Are FIFO, pipe & Unix domain socket the same thing in Linux kernel?

UNIX domain sockets and FIFO may share some part of their implementation but they are conceptually very different. FIFO functions at a very low level. One process writes bytes into the pipe and another one reads from it. A UNIX domain socket has the same behaviour as a TCP/IP socket.

A socket is bidirectional and can be used by a lot of processes simultaneously. A process can accept many connections on the same socket and attend several clients simultaneously. The kernel delivers a new file descriptor each time connect(2) or accept(2) is called on the socket. The packets will always go to the right process.
On a FIFO, this would be impossible. For bidirectional comunication, you need two FIFOs, and you need a pair of FIFOs for each of your clients. There is no way of writing or reading in a selective way, because they are a much more primitive way to communicate.

Anonymous pipes and FIFOs are very similar. The difference is that anonymous pipes don't exist as files on the filesystem so no process can open(2) it. They are used by processes that share them by another method. If a process opens a FIFOs and then performs, for example, a fork(2), its child will inherit its file descriptors and, among them, the pipe.

The UNIX domain sockets, anonymous pipes and FIFOs are similar in the fact they use shared memory segments. The details of implementation may vary from one system to another but the idea is always the same: attach the same portion of memory in two distinct processes memory mapping to have them sharing data
(edit: that would one obvious way to implement it but that is not how it is actually done in Linux, which simply uses the kernel memory for the buffers, see answer by @tjb63 below).
The kernel then handles the system calls and abstracts the mechanism.


There's quite a good discussion of this here: http://www.slideshare.net/divyekapoor/linux-kernel-implementation-of-pipes-and-fifos

So far as I can see, both from the presentation slides, and the source @ http://lxr.free-electrons.com/source/fs/pipe.c - fifo's are implemented as a wrapper around pipe's, and pipe's themselves are implemented via the pipefs virtual filesystem.

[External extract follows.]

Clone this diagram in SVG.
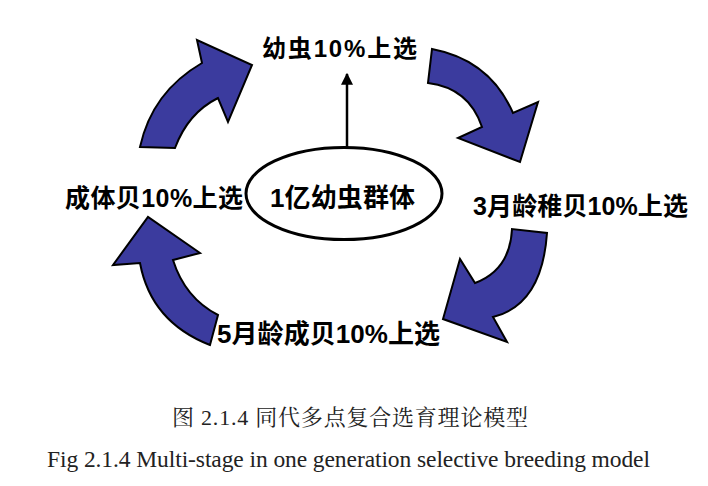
<svg xmlns="http://www.w3.org/2000/svg" width="708" height="486" viewBox="0 0 708 486">
<defs>
<style>
.arr{fill:#3b3b9e;stroke:#000;stroke-width:2;stroke-linejoin:miter}
.lbl{font-family:"Liberation Sans","Noto Sans CJK SC",sans-serif;font-weight:bold;fill:#000}
.cap{font-family:"Liberation Serif","Noto Serif CJK SC","Noto Sans CJK SC",serif;fill:#222}
</style>
<marker id="ah" viewBox="0 0 10 10" refX="9" refY="5" markerWidth="12" markerHeight="12" markerUnits="userSpaceOnUse" orient="auto">
<path d="M0,0 L10,5 L0,10 Z" fill="#000"/>
</marker>
</defs>
<rect width="708" height="486" fill="#fff"/>
<g id="connectors">
<path class="arr" d="M140,147 Q152,92 202,63 L197,40 L252,65 L228,122 L218,98 Q188,113 175,148 Z"/>
<path class="arr" d="M432,49 Q490,60 513,113 L538,102 L520,162 L458,138 L482,127 Q469,88 428,83 Z"/>
<path class="arr" d="M547,233 Q542,305 493,317 L507,342 L443,319 L460,259 L475,283 Q510,270 512,229 Z"/>
<path class="arr" d="M210,345 Q151,322 140,263 L113,265 L148,217 L200,253 L173,260 Q185,298 218,315 Z"/>
<line x1="347" y1="147" x2="347" y2="74" stroke="#000" stroke-width="2.5" marker-end="url(#ah)"/>
</g>
<g id="n-top"><text class="lbl" x="262" y="57" font-size="24" textLength="155">幼虫10%上选</text></g>
<g id="n-center">
<ellipse cx="344" cy="193.5" rx="98" ry="46" fill="#fff" stroke="#000" stroke-width="3"/>
<text class="lbl" x="270" y="207" font-size="26" textLength="145">1亿幼虫群体</text>
</g>
<g id="n-right"><text class="lbl" x="473" y="215" font-size="25" textLength="215">3月龄稚贝10%上选</text></g>
<g id="n-bottom"><text class="lbl" x="217" y="343" font-size="26" textLength="223">5月龄成贝10%上选</text></g>
<g id="n-left"><text class="lbl" x="65" y="207" font-size="25" textLength="178">成体贝10%上选</text></g>
<g id="captions">
<text class="cap" x="172" y="425" font-size="22" textLength="356">图 2.1.4 同代多点复合选育理论模型</text>
<text class="cap" x="47" y="467" font-size="23.5" textLength="603">Fig 2.1.4 Multi-stage in one generation selective breeding model</text>
</g>
</svg>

@lgeorget - The pipes appear to use kernel memory for buffers between the readers and the writers - they don't use 'shared memory' as such, and copy memory between user and kernel address spaces (eg, pipe_read calls pipe_iov_copy_to_user, which calls __copy_to_user_inatomic (or copy_to_user). __copy_to_user_inatomic calls copy_user_generic, which is on of several ASM implementations.


A "FIFO" and a "named pipe" is the same thing - though it's quite different from how a shell handles a "pipe" (|) between two commands on the command-line.

A named pipe (FIFO) is a single "file" shared by two programs, where one writes to it and the other read from it... A socket on the other hand is a "connection" between two "files" - which may use a network and be on separate computers - where one program read/writes to one "file" and another program read/writes to the other... I don't think they're that similar... On the other hand both sockets and named pipes - as well as files, devices, symbolic links - all uses inodes, and they all implements some common features (like read and write).